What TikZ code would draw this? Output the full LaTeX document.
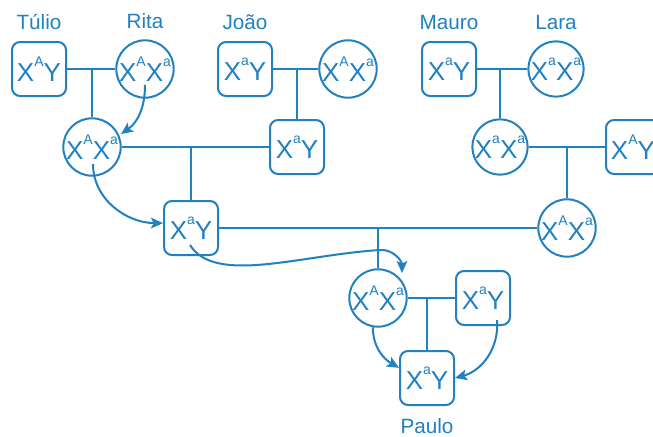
\documentclass[tikz,border=0pt]{standalone}
\usepackage{fontspec}
\setmainfont{Liberation Sans}
\definecolor{pedBlue}{RGB}{32,128,192}
\usetikzlibrary{shapes,arrows.meta,positioning,calc}
\newcommand{\gs}[1]{\raisebox{11.5pt}{\fontsize{10.5}{10.5}\selectfont #1}}

\begin{document}
\begin{tikzpicture}[
  x=0.75pt, y=0.75pt,
  male/.style={
    draw=pedBlue, line width=1.5pt, rounded corners=6pt, text=pedBlue,
    minimum size=40.5pt, inner sep=0pt, font=\fontsize{19.5}{19.5}\selectfont
  },
  female/.style={
    circle, draw=pedBlue, line width=1.5pt, text=pedBlue,
    minimum size=41.5pt, inner sep=0pt, font=\fontsize{19.5}{19.5}\selectfont
  },
  pname/.style={text=pedBlue, inner sep=0pt, font=\fontsize{15.5}{15.5}\selectfont},
  conn/.style={draw=pedBlue, line width=1.5pt},
  arr/.style={-{Stealth[length=9pt,width=8pt,inset=2pt]}, draw=pedBlue, line width=1.5pt}
]
  \useasboundingbox (0,0) rectangle (653,-436);

  \node[male] (T) at (39,-69) {X\gs{A}Y};
  \node[female] (R) at (145,-69) {X\gs{A}X\gs{a}};
  \node[male] (J) at (245,-69) {X\gs{a}Y};
  \node[female] (W) at (348,-69) {X\gs{A}X\gs{a}};
  \node[male] (M) at (449,-69) {X\gs{a}Y};
  \node[female] (L) at (556,-69) {X\gs{a}X\gs{a}};
  \node[female] (D1) at (92,-147) {X\gs{A}X\gs{a}};
  \node[male] (S1) at (297,-147) {X\gs{a}Y};
  \node[female] (D2) at (500,-147) {X\gs{a}X\gs{a}};
  \node[male] (S2) at (633,-147) {X\gs{A}Y};
  \node[male] (G1) at (191,-228) {X\gs{a}Y};
  \node[female] (G2) at (567,-228) {X\gs{A}X\gs{a}};
  \node[female] (MP) at (378,-298) {X\gs{A}X\gs{a}};
  \node[male] (FP) at (483,-298) {X\gs{a}Y};
  \node[male] (P) at (427,-378) {X\gs{a}Y};

  \node[pname, above=8pt of T] (nT) {Túlio};
  \node[pname, above=8pt of R] (nR) {Rita};
  \node[pname, above=8pt of J] (nJ) {João};
  \node[pname, above=8pt of M] (nM) {Mauro};
  \node[pname, above=8pt of L] (nL) {Lara};
  \node[pname, below=9pt of P] (nP) {Paulo};

  \draw[conn] (T) -- (R);
  \draw[conn] (D1) -- (D1 |- T);
  \draw[conn] (J) -- (W);
  \draw[conn] (S1) -- (S1 |- J);
  \draw[conn] (M) -- (L);
  \draw[conn] (D2) -- (D2 |- M);
  \draw[conn] (D1) -- (S1);
  \draw[conn] (G1) -- (G1 |- D1);
  \draw[conn] (D2) -- (S2);
  \draw[conn] (G2) -- (G2 |- D2);
  \draw[conn] (G1) -- (G2);
  \draw[conn] (MP) -- (MP |- G1);
  \draw[conn] (MP) -- (FP);
  \draw[conn] (P) -- (P |- MP);

  \draw[arr] ($(R)+(0,-16)$) to[out=-90,in=35] ($(D1)+(29,13)$);
  \draw[arr] ($(D1)+(1,-17)$) to[out=-90,in=180] (G1.170);
  \draw[arr] ($(G1)+(-1,-17)$) .. controls (215,-285) and (300,-255) .. (380,-250)
    to[out=5,in=90] ($(MP)+(24,25)$);
  \draw[arr] (MP.260) to[out=-90,in=150] (P.160);
  \draw[arr] ($(FP)+(14,-22)$) to[out=-85,in=15] (P.east);
\end{tikzpicture}
\end{document}
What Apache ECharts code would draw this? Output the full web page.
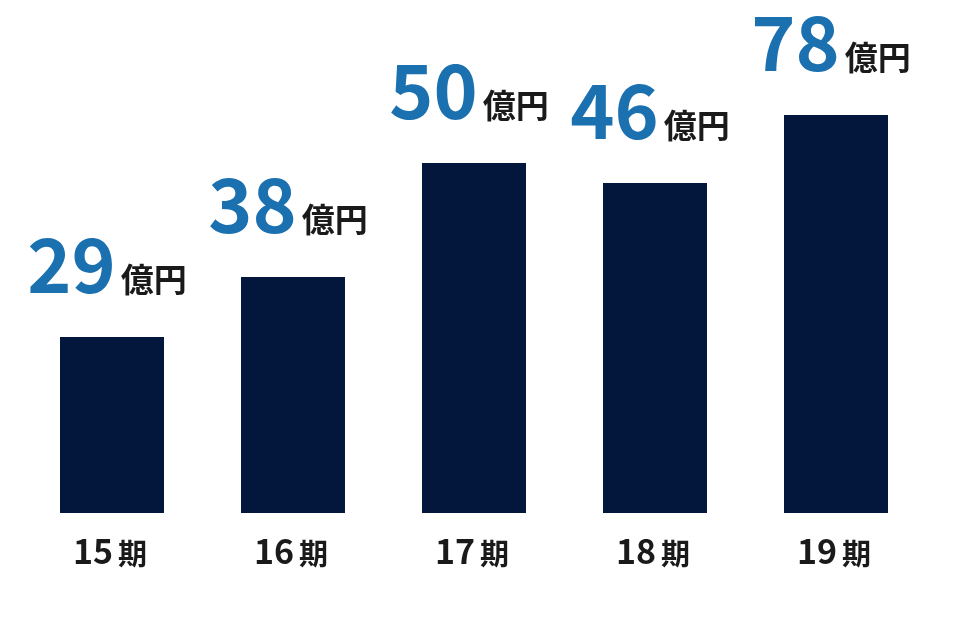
<!DOCTYPE html>
<html><head><meta charset="utf-8">
<script src="https://cdn.jsdelivr.net/npm/echarts@6/dist/echarts.min.js"></script>
<style>html,body{margin:0;padding:0;background:#fff}#c{width:966px;height:640px}</style>
</head><body><div id="c"></div>
<script>
const periods = ['15', '16', '17', '18', '19'];
const periodUnit = '期';
const amounts = [29, 38, 50, 46, 78];
const amountUnit = '億円';
// drawn bar heights (illustrative, not proportional to amounts)
const barHeights = [176, 236, 350, 330, 398];

const FONT = '"Noto Sans CJK JP", "Noto Sans", sans-serif';
const chart = echarts.init(document.getElementById('c'));
chart.setOption({
  animation: false,
  grid: { left: 21.5, right: 39.5, top: 13, bottom: 127 },
  xAxis: {
    type: 'category',
    data: periods.map(p => p + periodUnit),
    axisLine: { show: false }, axisTick: { show: false },
    axisLabel: {
      margin: 19,
      formatter: v => '{n|' + v.replace(periodUnit, '') + '}{k|' + periodUnit + '}',
      rich: {
        n: { fontFamily: FONT, fontWeight: 'bold', fontSize: 34, color: '#1a1a1a', verticalAlign: 'bottom', lineHeight: 36, padding: [0, 5, 0, 0] },
        k: { fontFamily: FONT, fontWeight: 'bold', fontSize: 29, color: '#1a1a1a', verticalAlign: 'bottom', lineHeight: 33, padding: [0, 4, 0, 0] }
      }
    }
  },
  yAxis: { type: 'value', min: 0, max: 500, show: false, splitLine: { show: false } },
  series: [{
    type: 'bar',
    barWidth: 104,
    data: barHeights.map((h, i) => ({ value: h, amount: amounts[i] })),
    itemStyle: { color: '#03163b' },
    label: {
      show: true, position: 'top', distance: 35,
      formatter: p => '{v|' + amounts[p.dataIndex] + '}{u|' + amountUnit + '}',
      rich: {
        v: { fontFamily: FONT, fontWeight: 'bold', fontSize: 75, color: '#1b71b0', verticalAlign: 'bottom', lineHeight: 74, padding: [0, 5, 0, 0] },
        u: { fontFamily: FONT, fontWeight: 'bold', fontSize: 33, color: '#1a1a1a', verticalAlign: 'bottom', lineHeight: 38, padding: [0, 10, 6, 0] }
      }
    }
  }]
});
</script></body></html>
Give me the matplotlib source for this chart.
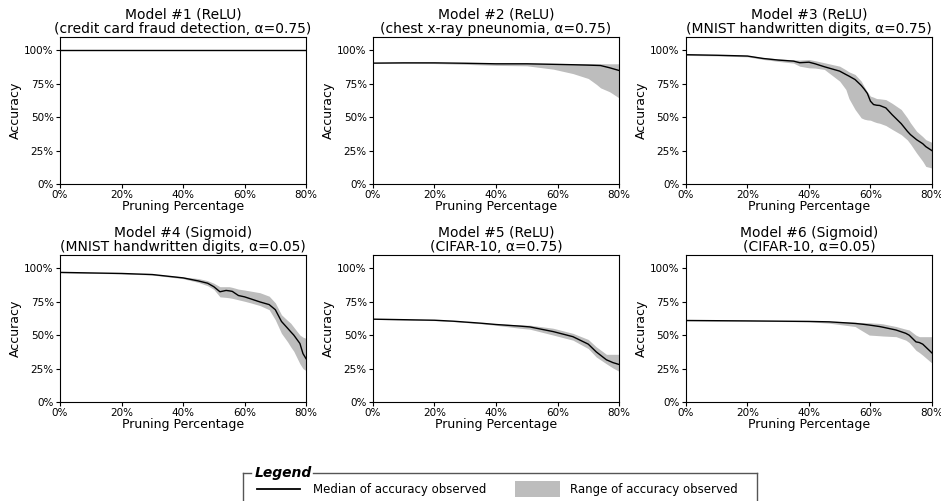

------------------------------------------------------------------------

WRITTEN TASK
Working from the material above, transcribe it exactly while omitting pictures.

FINISHED EXERCISE
What TikZ code would draw this? Output the full LaTeX document.
\documentclass[tikz,border=0pt]{standalone}
\usepackage{fontspec}
\setmainfont{Liberation Sans}
\definecolor{pedBlue}{RGB}{32,128,192}
\usetikzlibrary{shapes,arrows.meta,positioning,calc}
\newcommand{\gs}[1]{\raisebox{11.5pt}{\fontsize{10.5}{10.5}\selectfont #1}}

\begin{document}
\begin{tikzpicture}[
  x=0.75pt, y=0.75pt,
  male/.style={
    draw=pedBlue, line width=1.5pt, rounded corners=6pt, text=pedBlue,
    minimum size=40.5pt, inner sep=0pt, font=\fontsize{19.5}{19.5}\selectfont
  },
  female/.style={
    circle, draw=pedBlue, line width=1.5pt, text=pedBlue,
    minimum size=41.5pt, inner sep=0pt, font=\fontsize{19.5}{19.5}\selectfont
  },
  pname/.style={text=pedBlue, inner sep=0pt, font=\fontsize{15.5}{15.5}\selectfont},
  conn/.style={draw=pedBlue, line width=1.5pt},
  arr/.style={-{Stealth[length=9pt,width=8pt,inset=2pt]}, draw=pedBlue, line width=1.5pt}
]
  \useasboundingbox (0,0) rectangle (653,-436);

  \node[male] (T) at (39,-69) {X\gs{A}Y};
  \node[female] (R) at (145,-69) {X\gs{A}X\gs{a}};
  \node[male] (J) at (245,-69) {X\gs{a}Y};
  \node[female] (W) at (348,-69) {X\gs{A}X\gs{a}};
  \node[male] (M) at (449,-69) {X\gs{a}Y};
  \node[female] (L) at (556,-69) {X\gs{a}X\gs{a}};
  \node[female] (D1) at (92,-147) {X\gs{A}X\gs{a}};
  \node[male] (S1) at (297,-147) {X\gs{a}Y};
  \node[female] (D2) at (500,-147) {X\gs{a}X\gs{a}};
  \node[male] (S2) at (633,-147) {X\gs{A}Y};
  \node[male] (G1) at (191,-228) {X\gs{a}Y};
  \node[female] (G2) at (567,-228) {X\gs{A}X\gs{a}};
  \node[female] (MP) at (378,-298) {X\gs{A}X\gs{a}};
  \node[male] (FP) at (483,-298) {X\gs{a}Y};
  \node[male] (P) at (427,-378) {X\gs{a}Y};

  \node[pname, above=8pt of T] (nT) {Túlio};
  \node[pname, above=8pt of R] (nR) {Rita};
  \node[pname, above=8pt of J] (nJ) {João};
  \node[pname, above=8pt of M] (nM) {Mauro};
  \node[pname, above=8pt of L] (nL) {Lara};
  \node[pname, below=9pt of P] (nP) {Paulo};

  \draw[conn] (T) -- (R);
  \draw[conn] (D1) -- (D1 |- T);
  \draw[conn] (J) -- (W);
  \draw[conn] (S1) -- (S1 |- J);
  \draw[conn] (M) -- (L);
  \draw[conn] (D2) -- (D2 |- M);
  \draw[conn] (D1) -- (S1);
  \draw[conn] (G1) -- (G1 |- D1);
  \draw[conn] (D2) -- (S2);
  \draw[conn] (G2) -- (G2 |- D2);
  \draw[conn] (G1) -- (G2);
  \draw[conn] (MP) -- (MP |- G1);
  \draw[conn] (MP) -- (FP);
  \draw[conn] (P) -- (P |- MP);

  \draw[arr] ($(R)+(0,-16)$) to[out=-90,in=35] ($(D1)+(29,13)$);
  \draw[arr] ($(D1)+(1,-17)$) to[out=-90,in=180] (G1.170);
  \draw[arr] ($(G1)+(-1,-17)$) .. controls (215,-285) and (300,-255) .. (380,-250)
    to[out=5,in=90] ($(MP)+(24,25)$);
  \draw[arr] (MP.260) to[out=-90,in=150] (P.160);
  \draw[arr] ($(FP)+(14,-22)$) to[out=-85,in=15] (P.east);
\end{tikzpicture}
\end{document}
What Apache ECharts code would draw this? Output the full web page.
<!DOCTYPE html>
<html><head><meta charset="utf-8">
<script src="https://cdn.jsdelivr.net/npm/echarts@6/dist/echarts.min.js"></script>
<style>html,body{margin:0;padding:0;background:#fff}#c{width:966px;height:640px}</style>
</head><body><div id="c"></div>
<script>
const periods = ['15', '16', '17', '18', '19'];
const periodUnit = '期';
const amounts = [29, 38, 50, 46, 78];
const amountUnit = '億円';
// drawn bar heights (illustrative, not proportional to amounts)
const barHeights = [176, 236, 350, 330, 398];

const FONT = '"Noto Sans CJK JP", "Noto Sans", sans-serif';
const chart = echarts.init(document.getElementById('c'));
chart.setOption({
  animation: false,
  grid: { left: 21.5, right: 39.5, top: 13, bottom: 127 },
  xAxis: {
    type: 'category',
    data: periods.map(p => p + periodUnit),
    axisLine: { show: false }, axisTick: { show: false },
    axisLabel: {
      margin: 19,
      formatter: v => '{n|' + v.replace(periodUnit, '') + '}{k|' + periodUnit + '}',
      rich: {
        n: { fontFamily: FONT, fontWeight: 'bold', fontSize: 34, color: '#1a1a1a', verticalAlign: 'bottom', lineHeight: 36, padding: [0, 5, 0, 0] },
        k: { fontFamily: FONT, fontWeight: 'bold', fontSize: 29, color: '#1a1a1a', verticalAlign: 'bottom', lineHeight: 33, padding: [0, 4, 0, 0] }
      }
    }
  },
  yAxis: { type: 'value', min: 0, max: 500, show: false, splitLine: { show: false } },
  series: [{
    type: 'bar',
    barWidth: 104,
    data: barHeights.map((h, i) => ({ value: h, amount: amounts[i] })),
    itemStyle: { color: '#03163b' },
    label: {
      show: true, position: 'top', distance: 35,
      formatter: p => '{v|' + amounts[p.dataIndex] + '}{u|' + amountUnit + '}',
      rich: {
        v: { fontFamily: FONT, fontWeight: 'bold', fontSize: 75, color: '#1b71b0', verticalAlign: 'bottom', lineHeight: 74, padding: [0, 5, 0, 0] },
        u: { fontFamily: FONT, fontWeight: 'bold', fontSize: 33, color: '#1a1a1a', verticalAlign: 'bottom', lineHeight: 38, padding: [0, 10, 6, 0] }
      }
    }
  }]
});
</script></body></html>
Give me the matplotlib source for this chart.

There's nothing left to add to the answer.